Methods: Analysis of the Fatality Analysis Reporting System and the Crashworthiness Data System of the National Highway Traffic Safety Administration for the years 1994–2002.
Results: There were 2654 fatal crashes involving 3965 vehicles and 3146 fatalities during the nine year study period. Of these, 1088 were to people not in the fleeing vehicle. These crashes often occurred at high speed, in the night, on local roads. Most of the pursued drivers had prior motor vehicle related convictions.
Conclusions: Many deaths related to police pursuits are to innocent victims. Given that most of the pursued drivers had prior convictions, alternative means of detaining them should be explored.
Police pursuit policies must be informed by this type of research, and public debate about these policies be conducted. Police pursuits are hotly debated among the law enforcement and criminal justice community.2 Policies vary in the type of offense for which a pursuit is allowed, the speed at which they can be conducted, responsibility for initiating and terminating a pursuit, and the use of alternatives.5 Changes in policies can have a substantial effect.

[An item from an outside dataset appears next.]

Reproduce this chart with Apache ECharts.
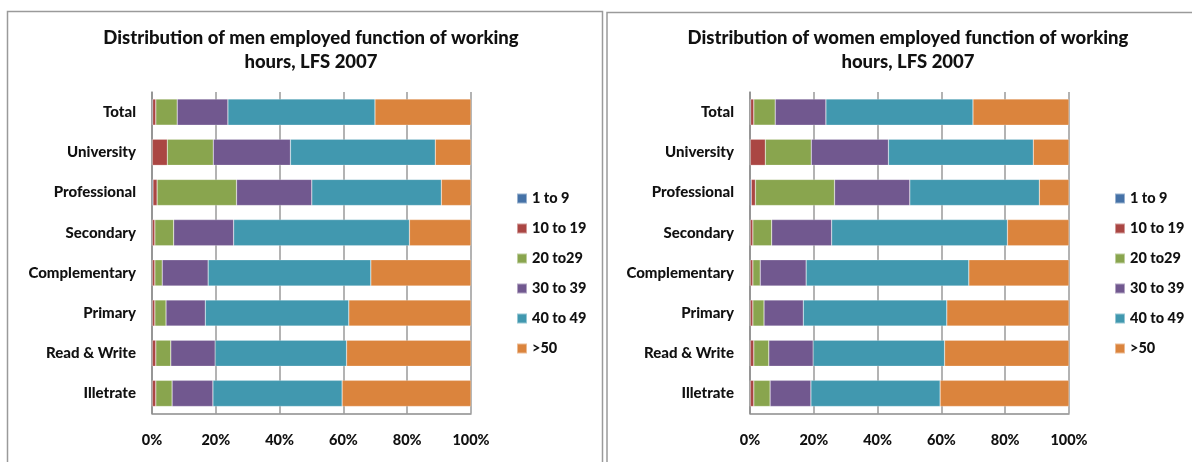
<!DOCTYPE html>
<html>
<head>
<meta charset="utf-8">
<script src="https://cdn.jsdelivr.net/npm/echarts@6/dist/echarts.min.js"></script>
<style>
  html, body { margin: 0; padding: 0; background: #fff; }
  #chart { width: 1192px; height: 462px; }
</style>
</head>
<body>
<div id="chart"></div>
<script>
// working hours distribution by education level, LFS 2007
const categories = ['Total', 'University', 'Professional', 'Secondary', 'Complementary', 'Primary', 'Read & Write', 'Illetrate']
const seriesNames = ['1 to 9', '10 to 19', '20 to29', '30 to 39', '40 to 49', '>50']
const xTicks = [0, 20, 40, 60, 80, 100]

// men (%)
const men1to9 = [0.2, 0.1, 0.3, 0.1, 0.1, 0.1, 0.1, 0.1]
const men10to19 = [1.0, 4.7, 1.3, 0.8, 0.8, 0.8, 1.1, 1.1]
const men20to29 = [6.7, 14.4, 24.9, 5.9, 2.3, 3.5, 4.7, 5.1]
const men30to39 = [15.9, 24.2, 23.6, 18.8, 14.4, 12.3, 13.9, 12.8]
const men40to49 = [46.1, 45.4, 40.6, 55.1, 51.0, 45.0, 41.2, 40.5]
const men50plus = [30.1, 11.2, 9.3, 19.3, 31.4, 38.3, 39.0, 40.4]

// women (%)
const women1to9 = [0.2, 0.1, 0.4, 0.1, 0.1, 0.1, 0.1, 0.1]
const women10to19 = [1.0, 4.7, 1.3, 0.8, 0.8, 0.8, 1.1, 1.1]
const women20to29 = [6.7, 14.4, 24.8, 5.9, 2.3, 3.5, 4.7, 5.1]
const women30to39 = [15.9, 24.2, 23.6, 18.8, 14.4, 12.3, 13.9, 12.8]
const women40to49 = [46.1, 45.4, 40.6, 55.1, 51.0, 45.0, 41.2, 40.5]
const women50plus = [30.1, 11.2, 9.3, 19.3, 31.4, 38.3, 39.0, 40.4]

const colors = ['#4572A7', '#AA4643', '#89A54E', '#71588F', '#4198AF', '#DB843D']
const font = 'Lato, "Open Sans", sans-serif'

const menData = [men1to9, men10to19, men20to29, men30to39, men40to49, men50plus]
const womenData = [women1to9, women10to19, women20to29, women30to39, women40to49, women50plus]

const myChart = echarts.init(document.getElementById('chart'), null, { renderer: 'canvas' })

function makeGrid(left) {
  return { left: left, top: 92, width: 319, height: 321.5, containLabel: false }
}

function makeX(idx) {
  return {
    type: 'value',
    gridIndex: idx,
    min: xTicks[0],
    max: xTicks[xTicks.length - 1],
    interval: 20,
    axisLine: { show: true, lineStyle: { color: '#8c8c8c', width: 1.5 } },
    axisTick: { show: false },
    splitLine: { show: true, lineStyle: { color: '#9a9a9a', width: 1.5 } },
    axisLabel: {
      formatter: '{value}%',
      margin: 19,
      color: '#111',
      fontFamily: font,
      fontWeight: 900,
      fontSize: 14.5,
    },
  }
}

function makeY(idx) {
  return {
    type: 'category',
    gridIndex: idx,
    data: categories,
    inverse: true,
    axisLine: { show: true, lineStyle: { color: '#8c8c8c', width: 1.5 } },
    axisTick: { show: false },
    axisLabel: {
      margin: 16,
      color: '#111',
      fontFamily: font,
      fontWeight: 900,
      fontSize: 15,
    },
  }
}

function makeSeries(data, idx) {
  return seriesNames.map(function (name, i) {
    return {
      name: name,
      type: 'bar',
      stack: 'chart' + idx,
      xAxisIndex: idx,
      yAxisIndex: idx,
      barCategoryGap: '35%',
      itemStyle: { color: colors[i], borderColor: 'rgba(255,255,255,0.45)', borderWidth: 0.5 },
      data: data[i],
    }
  })
}

function makeLegend(left) {
  return {
    orient: 'vertical',
    left: left,
    top: 191,
    padding: 0,
    itemWidth: 10,
    itemHeight: 10,
    itemGap: 15,
    icon: 'rect',
    data: seriesNames,
    textStyle: { color: '#111', fontFamily: font, fontWeight: 900, fontSize: 14.5 },
  }
}

const titleStyle = { color: '#111', fontFamily: font, fontWeight: 900, fontSize: 18.5, lineHeight: 24 }

const option = {
  animation: false,
  color: colors,
  title: [
    { text: 'Distribution of men employed function of working\nhours, LFS 2007', left: 306, top: 21, textAlign: 'center', textStyle: titleStyle },
    { text: 'Distribution of women employed function of working\nhours, LFS 2007', left: 903, top: 21, textAlign: 'center', textStyle: titleStyle },
  ],
  legend: [makeLegend(516), makeLegend(1114)],
  grid: [makeGrid(152), makeGrid(750)],
  xAxis: [makeX(0), makeX(1)],
  yAxis: [makeY(0), makeY(1)],
  series: makeSeries(menData, 0).concat(makeSeries(womenData, 1)),
  graphic: [
    { type: 'rect', shape: { x: 7.5, y: 11.5, width: 595, height: 470 }, style: { fill: 'none', stroke: '#9a9a9a', lineWidth: 1.5 }, silent: true },
    { type: 'rect', shape: { x: 607, y: 12.5, width: 600, height: 470 }, style: { fill: 'none', stroke: '#9a9a9a', lineWidth: 1.5 }, silent: true },
  ],
}
myChart.setOption(option)
</script>
</body>
</html>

For example, when Dade County, Florida restricted pursuits to only those for violent felons, the number of police pursuits decreased by 82% in the next year.3 In contrast, when Omaha adopted a more permissive policy for pursuit, the number of pursuits increased by 600%.3 Prior research indicates a relative lack of training of officers in pursuits and pursuit driving.3 Other methods of stopping criminals have not been widely adopted such as use of roadblocks, barrier strips which have spikes designed to puncture the tires and stop the pursued vehicle.5 Pursuit incidents are often not routinely reviewed by the agency, and 40% of agencies reported providing no training in pursuit tactics.5 Given that one third of the deaths are to innocent civilians, the cost and benefits of police pursuits should be more openly discussed and other options for stopping criminals more fully explored.